Jägerin und Sammlerin (Lana Lux)

Schon seit ihrer Kindheit steht Alisa unter dem ständigen Druck ihrer schönen, kämpferischen Mutter Tanya zu gefallen. Die Familie ist aus der Ukraine nach Berlin gekommen und Tanya immerzu damit beschäftigt sich zu integrieren und das möglichst Beste aus ihrer Umgebung herauszuholen. Aus Alisa aber lässt sich einfach nichts machen, sie ist zu dick, zu groß und hat keine nennenswerten Talente. Wofür ist Tanya also eigentlich hergekommen, wenn sie doch immer nur enttäuscht wird? Über die Jahre entwickelt Alisa eine schwere Essstörung, die vom Neid auf die dünne, anmutige beste Freundin noch verstärkt wird. Sie leidet an Bulimie, hat Fressattacken und erbricht sich danach regelmäßig. Während Alisa immer mehr die Kontrolle über ihr Leben verliert, will Tanya von den Problemen und Anschuldigungen ihrer Tochter nichts wissen. Erst als Alisa sich für eine stationäre Behandlung entscheidet, beginnt sie langsam zu sich selbst zurückzufinden…

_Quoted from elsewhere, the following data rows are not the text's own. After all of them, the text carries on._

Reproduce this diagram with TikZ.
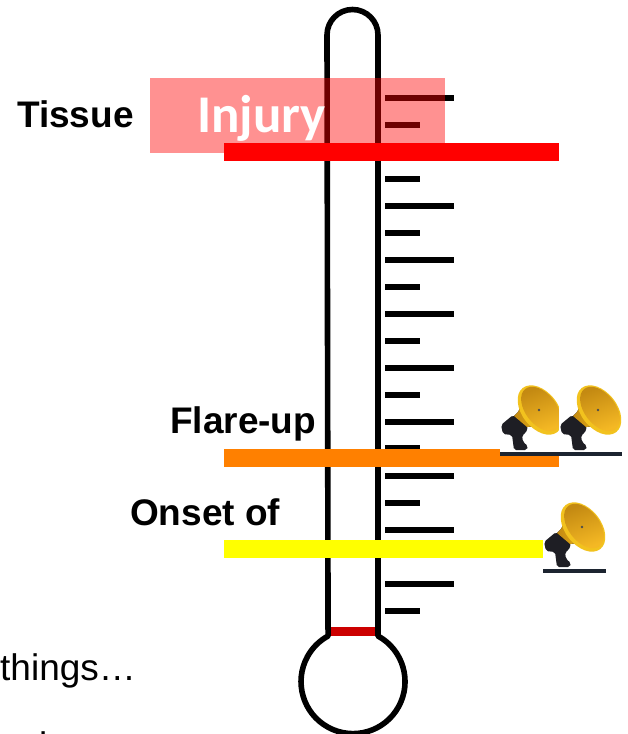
\documentclass[tikz,border=0pt]{standalone}
\usepackage{fontspec}
\setmainfont{Liberation Sans}
\newfontfamily\injuryfont{Carlito}
\definecolor{flareorange}{HTML}{FF8000}
\definecolor{onsetyellow}{HTML}{FFFF00}
\definecolor{mercuryred}{HTML}{CC0000}
\definecolor{hornrim}{HTML}{F2C21E}
\definecolor{horndeep}{HTML}{C48A12}
\definecolor{hornbright}{HTML}{F4B824}
\definecolor{handledark}{HTML}{1E1E24}
\definecolor{stripedark}{HTML}{1C2430}

\begin{document}
\begin{tikzpicture}[
		x=1pt, y=-1pt,
		tube/.style={black, line width=5.6pt},
		tick long/.style={black, line width=5.6pt},
		level bar/.style={line width=18pt},
		big label/.style={anchor=base west, inner sep=0pt, font=\fontsize{37}{40}\selectfont\bfseries},
		plain label/.style={anchor=base west, inner sep=0pt, font=\fontsize{37}{40}\selectfont}
		]
		\useasboundingbox (0,0) rectangle (628,734);
		
		% Scale marks
		\foreach \y/\xend in {97.7/454, 124.7/420, 151.7/454, 178.7/420, 205.7/454, 232.7/420, 259.7/454, 286.7/420, 313.7/454, 340.7/420, 367.7/454, 394.7/420, 421.7/454, 447.7/420, 475.7/454, 502.7/420, 529.7/454, 555/420, 583.7/454, 610.7/420} {
			\draw[tick long] (385,\y) -- (\xend,\y);
		}
		
		% Thermometer outline
		\fill[mercuryred] (329,627) rectangle (376,636);
		\draw[tube, line join=round] (378,636) arc[start angle=-61.3, end angle=241.3, radius=52] -- (327,35) arc[start angle=180, end angle=0, x radius=25.5, y radius=-25.5] -- cycle;
		
		% Injury box
		\fill[red, opacity=0.43] (150,78) rectangle (445,153);
		\node[anchor=base west, inner sep=0pt, white, font=\fontsize{53}{56}\selectfont\injuryfont\bfseries] (injury) at (197,132) {Injury};
		
		% Level bars
		\draw[level bar, red] (224,152) -- (559,152);
		\draw[level bar, flareorange] (224,458) -- (559,458);
		\draw[level bar, onsetyellow] (224,549) -- (543,549);
		
		% Labels
		\node[big label] (tissue) at (17,127) {Tissue};
		\node[big label] (flareup) at (170,433) {Flare-up};
		\node[big label] (onset) at (130,525) {Onset of};
		\node[plain label] (things) at (0,680) {things…};
		\node[plain label] (cutoff) at (39,758) {i};
		
		% Megaphones
		\foreach \mx/\my in {500/388, 559/388, 543/505} {
			\begin{scope}[shift={(\mx,\my)}]
				\fill[white] (0,0) rectangle (63,68);
				\fill[stripedark] (0,64) rectangle (63,68);
				% Handle
				\fill[handledark, rounded corners=2pt] (1,37) -- (13,27) -- (28,38) -- (26,45) -- (22,47) -- (23,54) -- (28,58) -- (27,62) -- (14,62) -- (12,47) -- (3,46) -- cycle;
				% Horn
				\fill[left color=horndeep, right color=hornrim] (14,28) .. controls (20,24) and (22,16) .. (23,4) -- (56,44) .. controls (46,41) and (36,37) .. (27,39) -- cycle;
				\fill[hornrim] (40,22) ellipse[x radius=28, y radius=18, rotate=-52];
				\shade[left color=horndeep, right color=hornbright, shading angle=20] (41,21) ellipse[x radius=25.5, y radius=15.5, rotate=-52];
				\fill[black!70] (39,22) circle[radius=1.3];
			\end{scope}
		}
		
	\end{tikzpicture}
\end{document}
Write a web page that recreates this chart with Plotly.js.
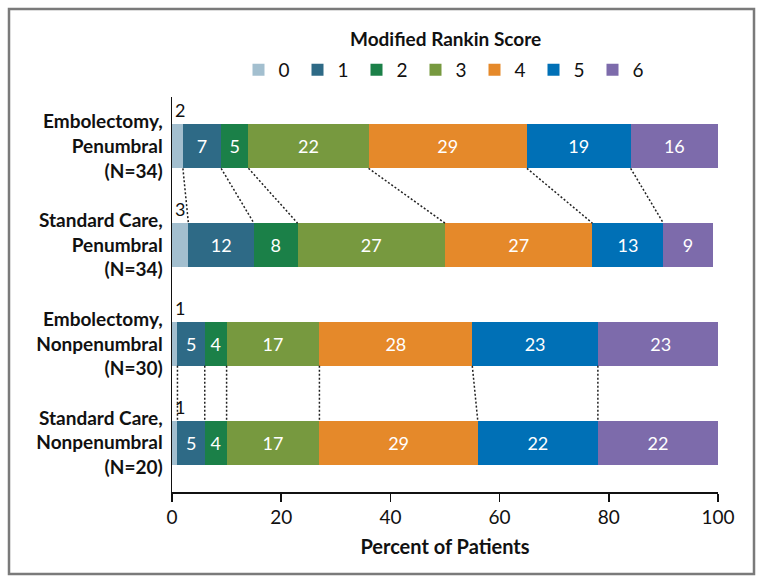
<!DOCTYPE html>
<html>
<head>
<meta charset="utf-8">
<script src="https://cdn.plot.ly/plotly-3.0.1.min.js"></script>
<style>body{margin:0;background:#fff}</style>
</head>
<body>
<div id="chart" style="width:764px;height:584px"></div>
<script>
// rows, top to bottom
var groups = ['Embolectomy,<br>Penumbral<br>(N=34)', 'Standard Care,<br>Penumbral<br>(N=34)',
              'Embolectomy,<br>Nonpenumbral<br>(N=30)', 'Standard Care,<br>Nonpenumbral<br>(N=20)'];
var scores = ['0', '1', '2', '3', '4', '5', '6'];
var colors = ['#A3BFCF', '#2E6A86', '#1B8048', '#77993F', '#E5892A', '#0070B6', '#7D6BAB'];

// percent of patients per modified Rankin score
var embPen = [2, 7, 5, 22, 29, 19, 16];
var stdPen = [3, 12, 8, 27, 27, 13, 9];
var embNon = [1, 5, 4, 17, 28, 23, 23];
var stdNon = [1, 5, 4, 17, 29, 22, 22];

var rows = [embPen, stdPen, embNon, stdNon];
var yPos = [3, 2, 1, 0];
var barW = 0.445;
var font = 'Lato, "Open Sans", sans-serif';

var data = [];
scores.forEach(function (s, i) {
  var vals = rows.map(function (r) { return r[i]; });
  data.push({
    type: 'bar',
    orientation: 'h',
    name: s,
    x: vals,
    y: yPos,
    width: barW,
    text: i === 0 ? vals.map(function () { return ''; }) : vals.map(String),
    textposition: 'inside',
    insidetextanchor: 'middle',
    textangle: 0,
    insidetextfont: {color: '#fff', size: 18, family: font},
    marker: {color: colors[i], line: {width: 0}},
    hoverinfo: 'none'
  });
});

// dotted connectors between paired bars at the segment boundaries
function cum(r) {
  var out = [], t = 0;
  r.forEach(function (v) { t += v; out.push(t); });
  return out;
}
[[0, 1], [2, 3]].forEach(function (p) {
  var a = cum(rows[p[0]]), b = cum(rows[p[1]]);
  var xs = [], ys = [];
  for (var i = 0; i < 6; i++) {
    xs.push(a[i], b[i], null);
    ys.push(yPos[p[0]] - barW / 2, yPos[p[1]] + barW / 2, null);
  }
  data.push({
    type: 'scatter', mode: 'lines', x: xs, y: ys, showlegend: false, hoverinfo: 'none',
    line: {color: '#222', width: 1.5, dash: '2px,2px'}
  });
});

var L = 172, R = 46, T = 97, B = 92, W = 764, H = 584;
var pw = W - L - R, ph = H - T - B;
function px(x) { return (x - L) / pw; }
function py(y) { return (H - B - y) / ph; }

// score-0 values written above the bars
var annotations = rows.map(function (r, k) {
  return {
    x: 0, y: yPos[k] + barW / 2, xref: 'x', yref: 'y',
    text: String(r[0]), showarrow: false,
    xanchor: 'left', yanchor: 'bottom', xshift: 1, yshift: 1,
    font: {size: 18, color: '#111', family: font}
  };
});
annotations.push({
  x: 0.5, y: py(38), xref: 'paper', yref: 'paper', xanchor: 'center', yanchor: 'middle',
  text: 'Modified Rankin Score', showarrow: false,
  font: {size: 19, weight: 'bold', color: '#111', family: font}
});

var layout = {
  width: W, height: H,
  margin: {l: L, r: R, t: T, b: B},
  barmode: 'stack',
  bargap: 0,
  paper_bgcolor: '#fff',
  plot_bgcolor: '#fff',
  font: {family: font, color: '#111'},
  showlegend: true,
  legend: {
    orientation: 'h', x: 0.5, xanchor: 'center', y: py(70), yanchor: 'middle',
    traceorder: 'normal', entrywidth: 14,
    font: {size: 19, family: font}
  },
  xaxis: {
    range: [0, 100], tickvals: [0, 20, 40, 60, 80, 100],
    ticks: 'outside', ticklen: 8, tickwidth: 1.5, tickcolor: '#111',
    showline: true, linewidth: 1.5, linecolor: '#111',
    showgrid: false, zeroline: false,
    tickfont: {size: 19, family: font},
    title: {text: 'Percent of Patients', standoff: 12, font: {size: 20, weight: 'bold', family: font}},
    fixedrange: true
  },
  yaxis: {
    range: [-0.5, 3.5], tickvals: yPos, ticktext: groups,
    ticks: '', showline: true, linewidth: 1.5, linecolor: '#111',
    showgrid: false, zeroline: false, ticklabelstandoff: 4,
    tickfont: {size: 19, weight: 'bold', family: font},
    fixedrange: true
  },
  annotations: annotations,
  shapes: [{
    type: 'rect', xref: 'paper', yref: 'paper',
    x0: px(9), x1: px(754), y0: py(574), y1: py(9),
    line: {color: '#7a7a7a', width: 2.5}
  }]
};

Plotly.newPlot('chart', data, layout, {displayModeBar: false, staticPlot: true});
</script>
</body>
</html>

Lana Lux‘ Kukolka gehörte dieses Frühjahr schon zu meinen absoluten Highlights. Glücklicherweise konnte mich Jägerin und Sammlerin ebenso von sich überzeugen. Lux‘ Erzählweise ist einerseits drastisch, andererseits feinfühlig und realitätsnah. Das Buch ist teils in Ich-Perspektive, teils aus der auktorialen Perspektive geschrieben, wobei erst vor allem Alisa, später aber auch Tanya im Fokus steht. Sowohl die Thematik Psychische Erkrankung als auch die äußerst problematische Mutter-Tochter-Beziehung wurden in meinen Augen authentisch und tiefgehend dargestellt. Alisa wuchs mir dabei sehr ans Herz und ich hätte sie viele Male gerne in den Arm genommen (was mir schon mit Samira aus Kukolka so ging). Ich habe mich hier absolut fesseln lassen, habe mitgefühlt, mitgefiebert und mit Spannung die Abgründe und Entwicklungen der beiden Figuren verfolgt. Jägerin und Sammlerin ist kein fröhliches, kein leichtes Buch. Trotzdem (oder gerade deshalb) halte ich es für absolut lesenswert und spreche eine große Empfehlung aus.